Write out, word for word, every line from the first one through the line that holds "const kk2014 = [32, 38.1, 47.0, 41.0, 49.0, 41.0, 61.0];", and nothing else; skip the pictures.

- - - - -

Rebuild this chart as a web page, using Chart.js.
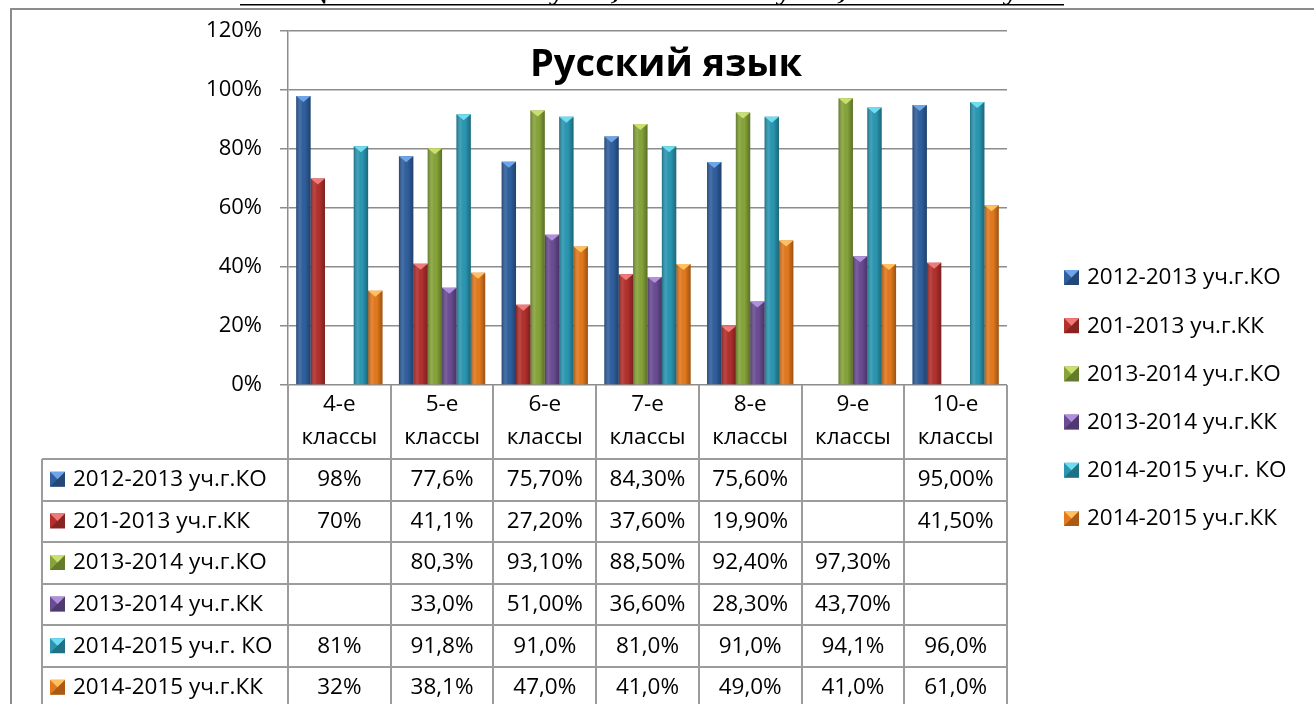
<!DOCTYPE html>
<html>
<head>
<meta charset="utf-8">
<script src="https://cdn.jsdelivr.net/npm/chart.js@4/dist/chart.umd.min.js"></script>
<style>
  html, body { margin: 0; padding: 0; background: #fff; overflow: hidden; }
  #wrap { position: relative; width: 1314px; height: 704px; }
</style>
</head>
<body>
<div id="wrap"><canvas id="chart" width="1314" height="704"></canvas></div>
<script>
// categories (two-line labels like in the table header)
const classes = [
    ['4-е', 'классы'], ['5-е', 'классы'], ['6-е', 'классы'], ['7-е', 'классы'],
    ['8-е', 'классы'], ['9-е', 'классы'], ['10-е', 'классы']
];
const seriesNames = [
    '2012-2013 уч.г.КО', '201-2013 уч.г.КК', '2013-2014 уч.г.КО',
    '2013-2014 уч.г.КК', '2014-2015 уч.г. КО', '2014-2015 уч.г.КК'
];

// values in percent
const ko2012 = [98, 77.6, 75.7, 84.3, 75.6, null, 95.0];
const kk2012 = [70, 41.1, 27.2, 37.6, 19.9, null, 41.5];
const ko2013 = [null, 80.3, 93.1, 88.5, 92.4, 97.3, null];
const kk2013 = [null, 33.0, 51.0, 36.6, 28.3, 43.7, null];
const ko2014 = [81, 91.8, 91.0, 81.0, 91.0, 94.1, 96.0];
const kk2014 = [32, 38.1, 47.0, 41.0, 49.0, 41.0, 61.0];

// texts as printed in the data table
const ko2012Text = ['98%', '77,6%', '75,70%', '84,30%', '75,60%', '', '95,00%'];
const kk2012Text = ['70%', '41,1%', '27,20%', '37,60%', '19,90%', '', '41,50%'];
const ko2013Text = ['', '80,3%', '93,10%', '88,50%', '92,40%', '97,30%', ''];
const kk2013Text = ['', '33,0%', '51,00%', '36,60%', '28,30%', '43,70%', ''];
const ko2014Text = ['81%', '91,8%', '91,0%', '81,0%', '91,0%', '94,1%', '96,0%'];
const kk2014Text = ['32%', '38,1%', '47,0%', '41,0%', '49,0%', '41,0%', '61,0%'];

const yTicks = [0, 20, 40, 60, 80, 100, 120];

const colors = ['#2f5f9e', '#b3302d', '#86a43a', '#6a4c93', '#2a97b2', '#e3791d'];
const capColors = ['#6ea5e8', '#f07a78', '#c9e06e', '#b090dc', '#6fdcf0', '#ffc060'];

const FONT = '"Open Sans", "Noto Sans", sans-serif';
const LINE = '#9c9c9c';

const allValues = [ko2012, kk2012, ko2013, kk2013, ko2014, kk2014];
const allTexts = [ko2012Text, kk2012Text, ko2013Text, kk2013Text, ko2014Text, kk2014Text];

function drawMarker(ctx, x, y, s, i) {
    ctx.fillStyle = colors[i];
    ctx.fillRect(x, y, s, s);
    // little pyramid look
    ctx.fillStyle = 'rgba(0,0,0,0.25)';
    ctx.beginPath(); ctx.moveTo(x + s, y); ctx.lineTo(x + s, y + s); ctx.lineTo(x + s / 2, y + s / 2); ctx.fill();
    ctx.beginPath(); ctx.moveTo(x, y + s); ctx.lineTo(x + s, y + s); ctx.lineTo(x + s / 2, y + s / 2); ctx.fill();
    ctx.fillStyle = capColors[i];
    ctx.beginPath(); ctx.moveTo(x, y); ctx.lineTo(x + s, y); ctx.lineTo(x + s / 2, y + s / 2); ctx.fill();
}

const extras = {
    id: 'extras',
    beforeDraw(chart) {
        const ctx = chart.ctx;
        ctx.save();
        // outer frame
        ctx.strokeStyle = '#8c8c8c';
        ctx.lineWidth = 2;
        ctx.strokeRect(11, 9, 1400, 800);
        // clipped heading line above the frame
        ctx.fillStyle = '#000';
        ctx.font = 'bold 20px "Liberation Serif", serif';
        const head = 'Учащихся 2012-2013 уч.г., 2013-2014 уч.г., 2014-2015 уч.г.';
        const w = ctx.measureText(head).width;
        ctx.translate(240, 0);
        ctx.scale(824 / w, 1);
        ctx.textBaseline = 'alphabetic';
        ctx.fillText(head, 0, 0);
        ctx.restore();
        ctx.save();
        ctx.fillStyle = '#000';
        ctx.fillRect(240, 4, 824, 1.5);
        ctx.restore();
    },
    afterDatasetsDraw(chart) {
        const ctx = chart.ctx;
        ctx.save();
        chart.data.datasets.forEach((ds, i) => {
            const meta = chart.getDatasetMeta(i);
            meta.data.forEach((el, j) => {
                if (ds.data[j] == null) return;
                const p = el.getProps(['x', 'y', 'base', 'width'], true);
                const l = p.x - p.width / 2;
                const g = ctx.createLinearGradient(l, 0, l + p.width, 0);
                g.addColorStop(0, 'rgba(0,0,0,0.28)');
                g.addColorStop(0.3, 'rgba(255,255,255,0.10)');
                g.addColorStop(0.6, 'rgba(0,0,0,0)');
                g.addColorStop(1, 'rgba(0,0,0,0.32)');
                ctx.fillStyle = g;
                ctx.fillRect(l, p.y, p.width, p.base - p.y);
                ctx.fillStyle = capColors[i];
                ctx.beginPath();
                ctx.moveTo(l, p.y);
                ctx.lineTo(l + p.width, p.y);
                ctx.lineTo(p.x, p.y + 6);
                ctx.closePath();
                ctx.fill();
            });
        });
        ctx.restore();
    },
    afterDraw(chart) {
        const ctx = chart.ctx;
        const area = chart.chartArea;
        const xs = chart.scales.x;
        const n = classes.length;
        const cw = (area.right - area.left) / n;
        const headBottom = 459;
        const rowH = 41.6;
        const tableLeft = 42;
        ctx.save();

        // title
        ctx.fillStyle = '#000';
        ctx.font = 'bold 38px ' + FONT;
        ctx.textAlign = 'center';
        ctx.textBaseline = 'alphabetic';
        ctx.fillText('Русский язык', 666, 76);

        // table grid
        ctx.strokeStyle = LINE;
        ctx.lineWidth = 2;
        ctx.beginPath();
        for (let k = 0; k <= n; k++) {
            const x = Math.round(area.left + k * cw);
            ctx.moveTo(x, area.bottom);
            ctx.lineTo(x, 704);
        }
        ctx.moveTo(tableLeft, headBottom);
        ctx.lineTo(tableLeft, 704);
        for (let r = 0; r <= seriesNames.length; r++) {
            const y = Math.round(headBottom + r * rowH);
            ctx.moveTo(tableLeft, y);
            ctx.lineTo(area.right, y);
        }
        ctx.stroke();

        // header labels
        ctx.fillStyle = '#000';
        ctx.font = '22.5px ' + FONT;
        ctx.textAlign = 'center';
        ctx.textBaseline = 'middle';
        classes.forEach((lab, j) => {
            const cx = xs.getPixelForValue(j);
            ctx.fillText(lab[0], cx, 405);
            ctx.fillText(lab[1], cx, 438);
        });

        // rows
        seriesNames.forEach((name, i) => {
            const cy = headBottom + i * rowH + rowH / 2;
            drawMarker(ctx, 50, cy - 8, 15, i);
            ctx.fillStyle = '#000';
            ctx.textAlign = 'left';
            ctx.fillText(name, 73, cy);
            ctx.textAlign = 'center';
            allTexts[i].forEach((t, j) => {
                if (t) ctx.fillText(t, xs.getPixelForValue(j), cy);
            });
        });

        // legend on the right
        seriesNames.forEach((name, i) => {
            const cy = 278 + i * 48.2;
            drawMarker(ctx, 1064, cy - 8, 15, i);
            ctx.fillStyle = '#000';
            ctx.textAlign = 'left';
            ctx.fillText(name, 1087, cy);
        });
        ctx.restore();
    }
};

const chart = new Chart(document.getElementById('chart').getContext('2d'), {
    type: 'bar',
    data: {
        labels: classes,
        datasets: seriesNames.map((name, i) => ({
            label: name,
            data: allValues[i],
            backgroundColor: colors[i],
            borderWidth: 0,
            categoryPercentage: 0.84,
            barPercentage: 1.0
        }))
    },
    options: {
        responsive: false,
        animation: false,
        layout: { padding: { left: 0, top: 25, right: 307, bottom: 319 } },
        plugins: {
            legend: { display: false },
            tooltip: { enabled: false }
        },
        scales: {
            x: { display: false },
            y: {
                min: 0,
                max: 120,
                afterFit(scale) { scale.width = 288; },
                afterBuildTicks(scale) { scale.ticks = yTicks.map(v => ({ value: v })); },
                ticks: {
                    callback: v => v + '%',
                    color: '#000',
                    padding: 18,
                    font: { family: FONT, size: 22 }
                },
                grid: { color: '#8c8c8c', lineWidth: 1.5, tickLength: 8, drawTicks: true },
                border: { display: true, color: '#8c8c8c', width: 1.5 }
            }
        }
    },
    plugins: [extras]
});
</script>
</body>
</html>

- - - - -

### Exercise response
Rebuild this chart as a web page, using Chart.js.
<!DOCTYPE html>
<html>
<head>
<meta charset="utf-8">
<script src="https://cdn.jsdelivr.net/npm/chart.js@4/dist/chart.umd.min.js"></script>
<style>
  html, body { margin: 0; padding: 0; background: #fff; overflow: hidden; }
  #wrap { position: relative; width: 1314px; height: 704px; }
</style>
</head>
<body>
<div id="wrap"><canvas id="chart" width="1314" height="704"></canvas></div>
<script>
// categories (two-line labels like in the table header)
const classes = [
    ['4-е', 'классы'], ['5-е', 'классы'], ['6-е', 'классы'], ['7-е', 'классы'],
    ['8-е', 'классы'], ['9-е', 'классы'], ['10-е', 'классы']
];
const seriesNames = [
    '2012-2013 уч.г.КО', '201-2013 уч.г.КК', '2013-2014 уч.г.КО',
    '2013-2014 уч.г.КК', '2014-2015 уч.г. КО', '2014-2015 уч.г.КК'
];

// values in percent
const ko2012 = [98, 77.6, 75.7, 84.3, 75.6, null, 95.0];
const kk2012 = [70, 41.1, 27.2, 37.6, 19.9, null, 41.5];
const ko2013 = [null, 80.3, 93.1, 88.5, 92.4, 97.3, null];
const kk2013 = [null, 33.0, 51.0, 36.6, 28.3, 43.7, null];
const ko2014 = [81, 91.8, 91.0, 81.0, 91.0, 94.1, 96.0];
const kk2014 = [32, 38.1, 47.0, 41.0, 49.0, 41.0, 61.0];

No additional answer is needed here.